What a week it has been for FIFA. Not only have a number of the organisations’ executives been investigated by a cornucopia of national and supranational crime fighting organisations, the last seven days have also seen the re-election and subsequent resignation of Sepp Blatter, the man who has led the organisation for 17 years. Not the best time then for the US release of Blatter’s £16 million vanity project – the oxymoronically titled United Passions.
FIFA’s unravelling is the latest in a long line of institutional scandals (as touched upon in our blog on the New Morality 2.0) – phone hacking, PPI mis-selling, horsemeat, Libor rate fixing, and Operation Yewtree – scandals which contribute enormously to established trends such as the Decline of Deference and a lack of trust in organisations and executives (known elsewhere as C-Suite Scrutiny and the Focus on the Boardroom).
Whilst the resignation of Blatter and the intervention of the FBI could represent the start of progress for football’s governing body, it is possible that the extent of the corruption and the perceived difficulty of eradicating it will have long lasting effects on football’s collective psyche.

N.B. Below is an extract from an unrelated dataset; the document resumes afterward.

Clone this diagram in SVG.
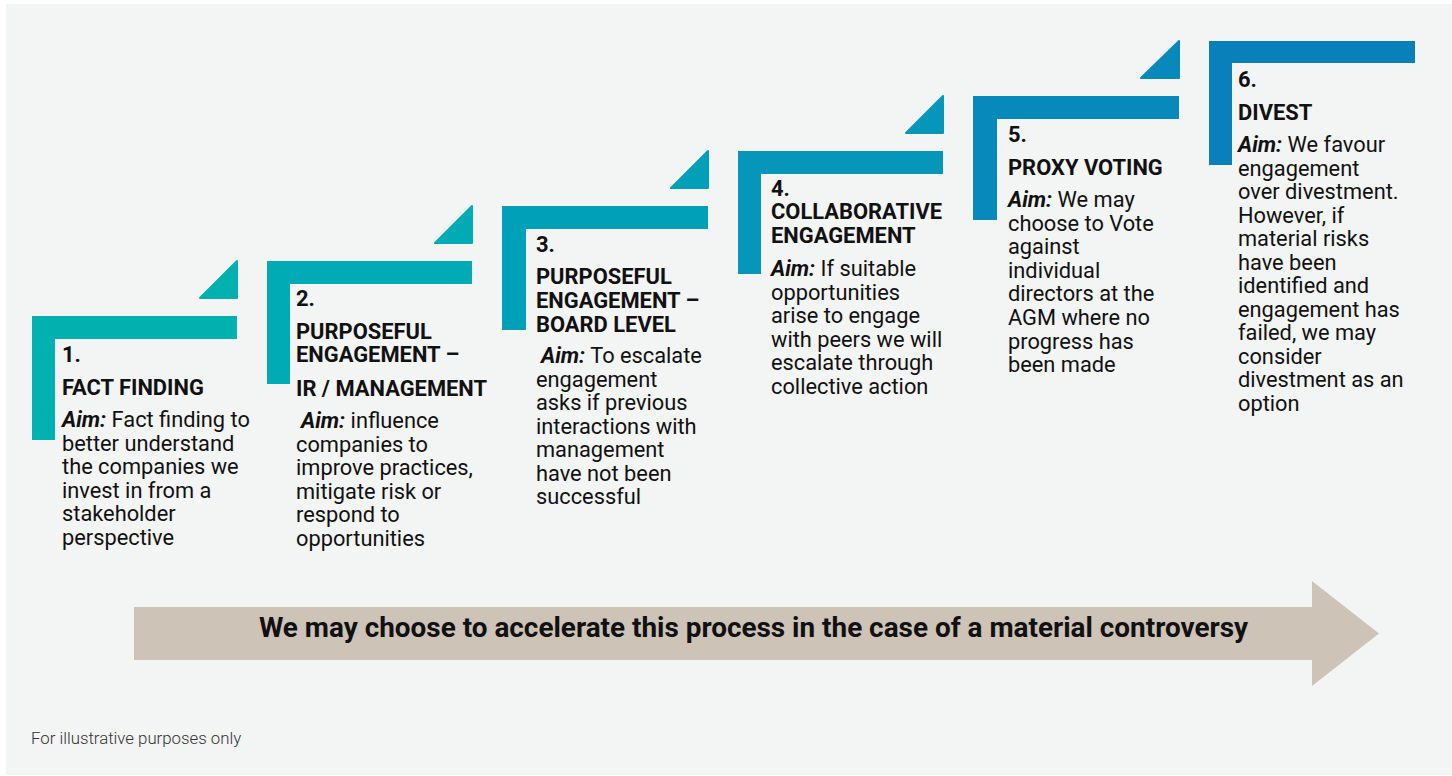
<svg xmlns="http://www.w3.org/2000/svg" width="1452" height="776" viewBox="0 0 1452 776">
<style>
.t{font-family:Roboto,"Liberation Sans",sans-serif;font-size:21.9px;font-weight:700;fill:#111}
.b{font-family:Roboto,"Liberation Sans",sans-serif;font-size:21.8px;font-weight:400;fill:#111}
.aim{font-weight:700;font-style:italic}
.tri{stroke-linejoin:round;stroke-width:2}
</style>
<rect x="0" y="0" width="1452" height="776" fill="#ffffff"/>
<rect x="6" y="4" width="1446" height="771" fill="#f3f4f4"/>

<g id="step1">
<path d="M32,316 H237 V339 H55 V440 H32 Z" fill="#00b1b0"/>
<polygon class="tri" points="200,298 237,298 237,261" fill="#00b1b0" stroke="#00b1b0"/>
<text class="t" x="62" y="362">1.</text>
<text class="t" x="62" y="395">FACT FINDING</text>
<text class="b" x="62" y="427"><tspan class="aim">Aim:</tspan> Fact finding to<tspan x="62" dy="23.6">better understand</tspan><tspan x="62" dy="23.6">the companies we</tspan><tspan x="62" dy="23.6">invest in from a</tspan><tspan x="62" dy="23.6">stakeholder</tspan><tspan x="62" dy="23.6">perspective</tspan></text>
</g>

<g id="step2">
<path d="M267,261 H472 V284 H290 V384 H267 Z" fill="#00abb5"/>
<polygon class="tri" points="435,243 472,243 472,206" fill="#00abb5" stroke="#00abb5"/>
<text class="t" x="296" y="306">2.</text>
<text class="t" x="296" y="339">PURPOSEFUL<tspan x="296" dy="23">ENGAGEMENT –</tspan><tspan x="296" dy="34">IR / MANAGEMENT</tspan></text>
<text class="b" x="301" y="428"><tspan class="aim">Aim:</tspan> influence<tspan x="296" dy="23.5">companies to</tspan><tspan x="296" dy="23.5">improve practices,</tspan><tspan x="296" dy="23.5">mitigate risk or</tspan><tspan x="296" dy="23.5">respond to</tspan><tspan x="296" dy="23.5">opportunities</tspan></text>
</g>

<g id="step3">
<path d="M502,206 H708 V229 H526 V330 H502 Z" fill="#01a0b9"/>
<polygon class="tri" points="671,188 708,188 708,151" fill="#01a0b9" stroke="#01a0b9"/>
<text class="t" x="536" y="252">3.</text>
<text class="t" x="536" y="284">PURPOSEFUL<tspan x="536" dy="23.5">ENGAGEMENT –</tspan><tspan x="536" dy="24.5">BOARD LEVEL</tspan></text>
<text class="b" x="541" y="363"><tspan class="aim">Aim:</tspan> To escalate<tspan x="536" dy="23.5">engagement</tspan><tspan x="536" dy="23.5">asks if previous</tspan><tspan x="536" dy="23.5">interactions with</tspan><tspan x="536" dy="23.5">management</tspan><tspan x="536" dy="23.5">have not been</tspan><tspan x="536" dy="23.5">successful</tspan></text>
</g>

<g id="step4">
<path d="M738,151 H943 V174 H761 V274 H738 Z" fill="#0596ba"/>
<polygon class="tri" points="906,133 943,133 943,96" fill="#0596ba" stroke="#0596ba"/>
<text class="t" x="771" y="196">4.</text>
<text class="t" x="771" y="219">COLLABORATIVE<tspan x="771" dy="23.5">ENGAGEMENT</tspan></text>
<text class="b" x="771" y="276"><tspan class="aim">Aim:</tspan> If suitable<tspan x="771" dy="23.5">opportunities</tspan><tspan x="771" dy="23.5">arise to engage</tspan><tspan x="771" dy="23.5">with peers we will</tspan><tspan x="771" dy="23.5">escalate through</tspan><tspan x="771" dy="23.5">collective action</tspan></text>
</g>

<g id="step5">
<path d="M973,96 H1179 V119 H997 V220 H973 Z" fill="#078abb"/>
<polygon class="tri" points="1141,78 1179,78 1179,41" fill="#078abb" stroke="#078abb"/>
<text class="t" x="1008" y="142">5.</text>
<text class="t" x="1008" y="175">PROXY VOTING</text>
<text class="b" x="1008" y="207"><tspan class="aim">Aim:</tspan> We may<tspan x="1008" dy="23.6">choose to Vote</tspan><tspan x="1008" dy="23.6">against</tspan><tspan x="1008" dy="23.6">individual</tspan><tspan x="1008" dy="23.6">directors at the</tspan><tspan x="1008" dy="23.6">AGM where no</tspan><tspan x="1008" dy="23.6">progress has</tspan><tspan x="1008" dy="23.6">been made</tspan></text>
</g>

<g id="step6">
<path d="M1209,41 H1415 V63 H1232 V165 H1209 Z" fill="#0a80ba"/>
<text class="t" x="1238" y="87">6.</text>
<text class="t" x="1238" y="120">DIVEST</text>
<text class="b" x="1238" y="152"><tspan class="aim">Aim:</tspan> We favour<tspan x="1238" dy="23.5">engagement</tspan><tspan x="1238" dy="23.5">over divestment.</tspan><tspan x="1238" dy="23.5">However, if</tspan><tspan x="1238" dy="23.5">material risks</tspan><tspan x="1238" dy="23.5">have been</tspan><tspan x="1238" dy="23.5">identified and</tspan><tspan x="1238" dy="23.5">engagement has</tspan><tspan x="1238" dy="23.5">failed, we may</tspan><tspan x="1238" dy="23.5">consider</tspan><tspan x="1238" dy="23.5">divestment as an</tspan><tspan x="1238" dy="23.5">option</tspan></text>
</g>

<g id="connectors">
<g id="accelerate-arrow">
<polygon points="134,607 1312,607 1312,581 1379,633.5 1312,686 1312,660 134,660" fill="#cdc3b7"/>
<text x="753.5" y="637" text-anchor="middle" style="font-family:Roboto,'Liberation Sans',sans-serif;font-size:27.9px;font-weight:700;fill:#111">We may choose to accelerate this process in the case of a material controversy</text>
</g>
</g>

<text x="31" y="744" style="font-family:Roboto,'Liberation Sans',sans-serif;font-size:16.8px;font-weight:300;fill:#333">For illustrative purposes only</text>
</svg>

What must FIFA do to regain the trust of fans, players and sponsors, and how resolute will this trust be moving forward?
Indeed football in this country is not without its problems; slogans such as “Against Modern Football” and “Football wasn’t invented in 1992” are becoming increasingly prevalent as a reaction to the glitz and glamour of the Premier League which many feel has alienated them from their clubs.
There is good news however; the week which saw the fall of Blatter also saw the realisation of FC United of Manchester’s dream. The club, founded in reaction to the debt-loading takeover of Manchester United by the Glazer family in 2005, is supporter owned and democratically run, and this week played host to Portugal’s Benfica in a new £6.3 million stadium. The resurgence of community activism in relation to football is not restricted to Manchester; Dulwich Hamlet FC have seen a resurgence in recent years, not simply in terms of support but also in the progressive politics espoused by large sections of their support, culminating in a friendly against Stonewall FC in “arguably the biggest ever statement by a UK club in the crusade against homophobia”.
Though many are jaded by malfeasance at football’s highest levels, there are signs of hope, the passion is there, and the passion is united – just not necessarily by FIFA.